Written instruction: Copy every line of the data that contains the string "this".

Record extracts:
____

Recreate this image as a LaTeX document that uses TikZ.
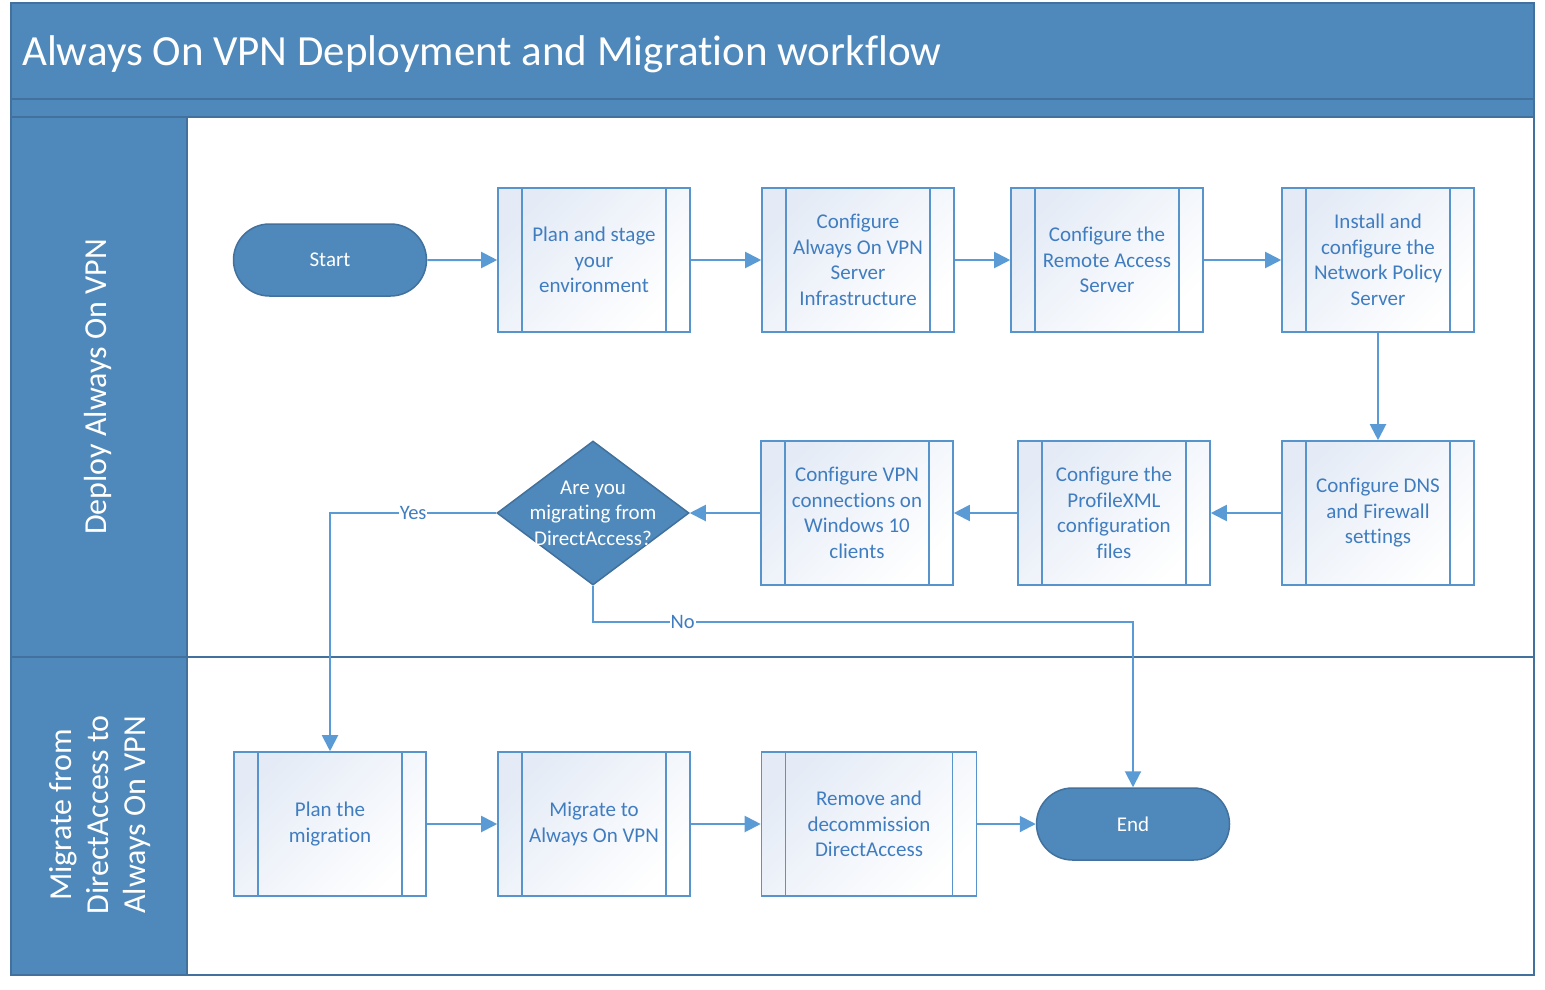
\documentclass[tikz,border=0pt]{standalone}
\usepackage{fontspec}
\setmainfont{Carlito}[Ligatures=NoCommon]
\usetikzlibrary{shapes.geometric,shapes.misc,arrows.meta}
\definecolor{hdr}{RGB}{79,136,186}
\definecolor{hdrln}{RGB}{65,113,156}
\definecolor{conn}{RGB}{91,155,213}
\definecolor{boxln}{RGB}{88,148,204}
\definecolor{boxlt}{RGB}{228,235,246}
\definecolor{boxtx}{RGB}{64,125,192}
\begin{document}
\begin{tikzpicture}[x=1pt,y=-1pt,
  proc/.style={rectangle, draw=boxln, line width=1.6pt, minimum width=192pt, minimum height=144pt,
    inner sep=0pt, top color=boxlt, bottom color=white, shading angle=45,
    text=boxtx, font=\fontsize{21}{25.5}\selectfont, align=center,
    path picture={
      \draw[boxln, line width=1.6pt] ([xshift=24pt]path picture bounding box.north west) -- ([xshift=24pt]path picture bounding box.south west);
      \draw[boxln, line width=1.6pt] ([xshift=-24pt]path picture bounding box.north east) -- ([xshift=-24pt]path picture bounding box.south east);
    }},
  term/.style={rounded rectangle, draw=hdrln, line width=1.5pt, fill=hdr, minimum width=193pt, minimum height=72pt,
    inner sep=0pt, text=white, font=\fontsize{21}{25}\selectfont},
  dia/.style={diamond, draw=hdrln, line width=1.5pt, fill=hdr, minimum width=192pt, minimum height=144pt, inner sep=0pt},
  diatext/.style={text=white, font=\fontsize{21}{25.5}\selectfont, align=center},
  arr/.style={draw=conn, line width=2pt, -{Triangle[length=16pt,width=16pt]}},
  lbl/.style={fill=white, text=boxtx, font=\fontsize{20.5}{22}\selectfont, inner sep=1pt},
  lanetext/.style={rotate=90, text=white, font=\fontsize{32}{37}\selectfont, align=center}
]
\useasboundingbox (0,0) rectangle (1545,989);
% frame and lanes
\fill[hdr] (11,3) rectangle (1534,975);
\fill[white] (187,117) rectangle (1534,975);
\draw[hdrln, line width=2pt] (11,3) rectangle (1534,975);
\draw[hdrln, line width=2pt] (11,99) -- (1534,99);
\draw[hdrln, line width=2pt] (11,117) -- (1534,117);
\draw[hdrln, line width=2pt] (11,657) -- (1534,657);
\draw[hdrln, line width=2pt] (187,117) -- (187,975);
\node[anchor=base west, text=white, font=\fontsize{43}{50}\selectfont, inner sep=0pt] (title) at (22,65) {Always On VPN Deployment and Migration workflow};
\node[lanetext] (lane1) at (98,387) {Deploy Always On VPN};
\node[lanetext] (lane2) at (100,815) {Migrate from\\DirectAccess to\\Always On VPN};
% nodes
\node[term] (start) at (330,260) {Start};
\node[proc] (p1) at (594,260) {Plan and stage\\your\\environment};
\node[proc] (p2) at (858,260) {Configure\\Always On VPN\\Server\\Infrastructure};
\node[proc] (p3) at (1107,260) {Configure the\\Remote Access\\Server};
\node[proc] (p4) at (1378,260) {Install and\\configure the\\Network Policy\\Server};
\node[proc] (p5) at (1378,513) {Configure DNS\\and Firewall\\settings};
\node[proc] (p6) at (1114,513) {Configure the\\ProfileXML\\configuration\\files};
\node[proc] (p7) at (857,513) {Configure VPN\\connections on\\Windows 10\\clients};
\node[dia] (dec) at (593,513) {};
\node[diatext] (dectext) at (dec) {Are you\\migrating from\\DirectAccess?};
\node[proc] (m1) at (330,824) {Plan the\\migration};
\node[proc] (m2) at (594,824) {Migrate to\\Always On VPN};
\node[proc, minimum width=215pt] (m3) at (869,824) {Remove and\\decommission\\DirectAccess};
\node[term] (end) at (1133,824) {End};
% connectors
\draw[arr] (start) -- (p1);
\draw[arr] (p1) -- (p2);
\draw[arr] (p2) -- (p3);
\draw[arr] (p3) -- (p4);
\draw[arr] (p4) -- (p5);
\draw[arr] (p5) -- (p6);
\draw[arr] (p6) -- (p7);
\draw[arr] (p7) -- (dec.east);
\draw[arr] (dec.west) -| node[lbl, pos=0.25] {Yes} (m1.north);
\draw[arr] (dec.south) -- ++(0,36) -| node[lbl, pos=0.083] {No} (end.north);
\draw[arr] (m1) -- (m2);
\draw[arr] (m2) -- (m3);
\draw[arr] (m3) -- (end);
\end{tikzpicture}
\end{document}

____

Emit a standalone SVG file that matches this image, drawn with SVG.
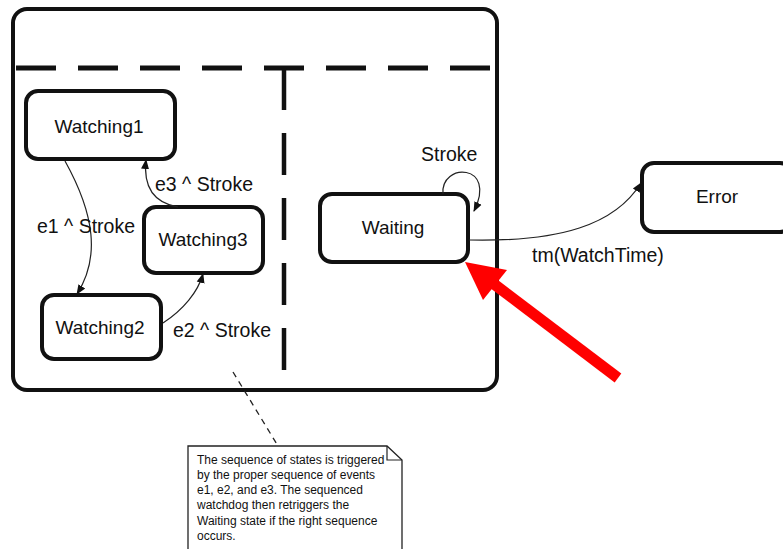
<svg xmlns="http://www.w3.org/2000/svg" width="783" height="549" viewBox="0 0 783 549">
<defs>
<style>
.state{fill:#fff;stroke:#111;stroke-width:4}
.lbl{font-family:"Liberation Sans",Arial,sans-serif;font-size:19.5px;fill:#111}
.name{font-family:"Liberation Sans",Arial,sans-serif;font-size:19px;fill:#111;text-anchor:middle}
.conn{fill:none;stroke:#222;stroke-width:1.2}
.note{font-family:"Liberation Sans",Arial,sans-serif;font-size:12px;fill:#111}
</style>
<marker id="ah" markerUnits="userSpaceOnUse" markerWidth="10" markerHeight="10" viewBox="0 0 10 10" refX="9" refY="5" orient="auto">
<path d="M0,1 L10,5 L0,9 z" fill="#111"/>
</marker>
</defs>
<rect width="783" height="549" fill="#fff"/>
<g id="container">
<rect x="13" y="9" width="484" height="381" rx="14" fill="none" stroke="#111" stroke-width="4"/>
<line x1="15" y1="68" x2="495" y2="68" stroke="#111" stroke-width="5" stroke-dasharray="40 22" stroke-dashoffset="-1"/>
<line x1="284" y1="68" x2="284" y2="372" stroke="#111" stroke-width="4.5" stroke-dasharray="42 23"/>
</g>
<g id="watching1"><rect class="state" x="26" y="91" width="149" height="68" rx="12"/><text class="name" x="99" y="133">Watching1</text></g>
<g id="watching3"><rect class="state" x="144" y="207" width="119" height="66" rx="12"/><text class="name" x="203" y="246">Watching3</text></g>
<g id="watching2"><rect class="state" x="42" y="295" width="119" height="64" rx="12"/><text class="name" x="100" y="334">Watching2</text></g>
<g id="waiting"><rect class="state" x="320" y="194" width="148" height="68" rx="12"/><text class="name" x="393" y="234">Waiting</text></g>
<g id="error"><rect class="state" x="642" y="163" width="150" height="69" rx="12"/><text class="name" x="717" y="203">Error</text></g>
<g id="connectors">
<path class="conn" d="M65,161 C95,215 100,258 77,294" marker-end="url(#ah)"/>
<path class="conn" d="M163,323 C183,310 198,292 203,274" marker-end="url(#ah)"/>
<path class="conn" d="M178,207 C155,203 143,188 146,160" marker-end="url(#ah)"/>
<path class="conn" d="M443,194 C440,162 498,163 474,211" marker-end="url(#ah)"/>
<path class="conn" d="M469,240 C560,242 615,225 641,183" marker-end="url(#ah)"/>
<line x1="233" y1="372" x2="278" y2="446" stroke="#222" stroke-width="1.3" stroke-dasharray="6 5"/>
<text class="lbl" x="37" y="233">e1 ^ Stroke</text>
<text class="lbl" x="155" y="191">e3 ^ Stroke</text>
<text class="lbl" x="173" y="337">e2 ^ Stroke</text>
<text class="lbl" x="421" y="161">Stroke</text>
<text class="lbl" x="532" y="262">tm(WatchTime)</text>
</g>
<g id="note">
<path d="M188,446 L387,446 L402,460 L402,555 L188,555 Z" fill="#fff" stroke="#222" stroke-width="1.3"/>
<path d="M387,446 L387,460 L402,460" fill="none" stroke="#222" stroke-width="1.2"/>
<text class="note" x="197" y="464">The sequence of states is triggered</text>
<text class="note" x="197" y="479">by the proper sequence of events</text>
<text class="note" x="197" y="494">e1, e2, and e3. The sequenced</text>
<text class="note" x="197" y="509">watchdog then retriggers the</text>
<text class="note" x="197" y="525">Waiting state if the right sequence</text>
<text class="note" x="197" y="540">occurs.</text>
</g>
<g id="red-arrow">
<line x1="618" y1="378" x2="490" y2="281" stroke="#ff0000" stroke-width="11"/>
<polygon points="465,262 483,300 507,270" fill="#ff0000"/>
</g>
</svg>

____

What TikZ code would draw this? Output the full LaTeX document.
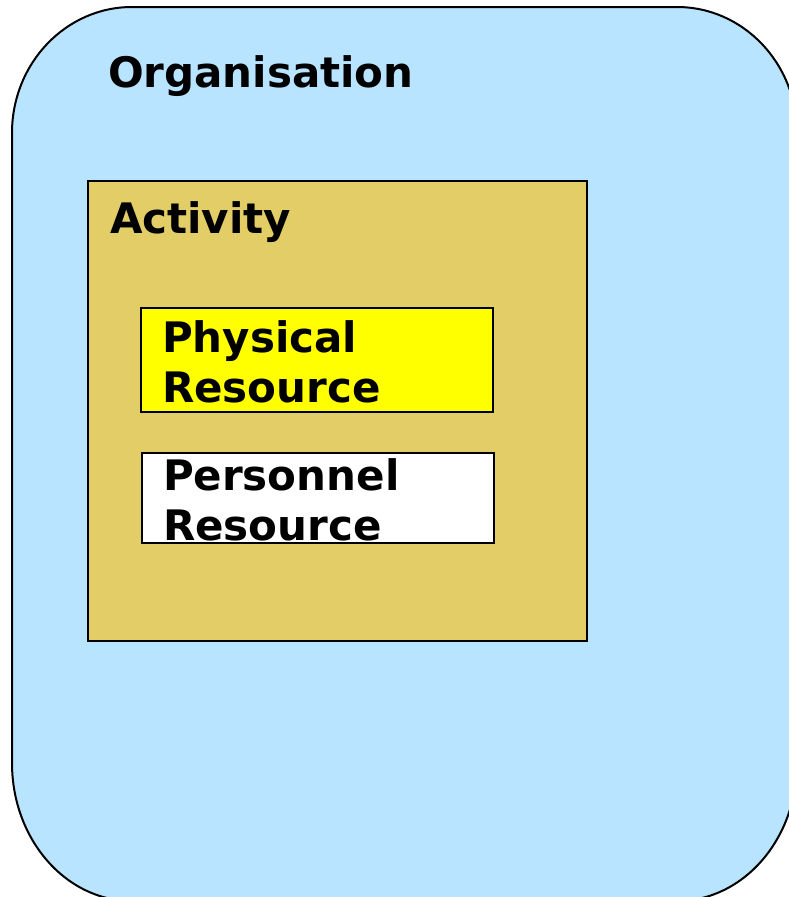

____

Exercise solution:
Recreate this image as a LaTeX document that uses TikZ.
Emit a standalone SVG file that matches this image, drawn with SVG.
What TikZ code would draw this? Output the full LaTeX document.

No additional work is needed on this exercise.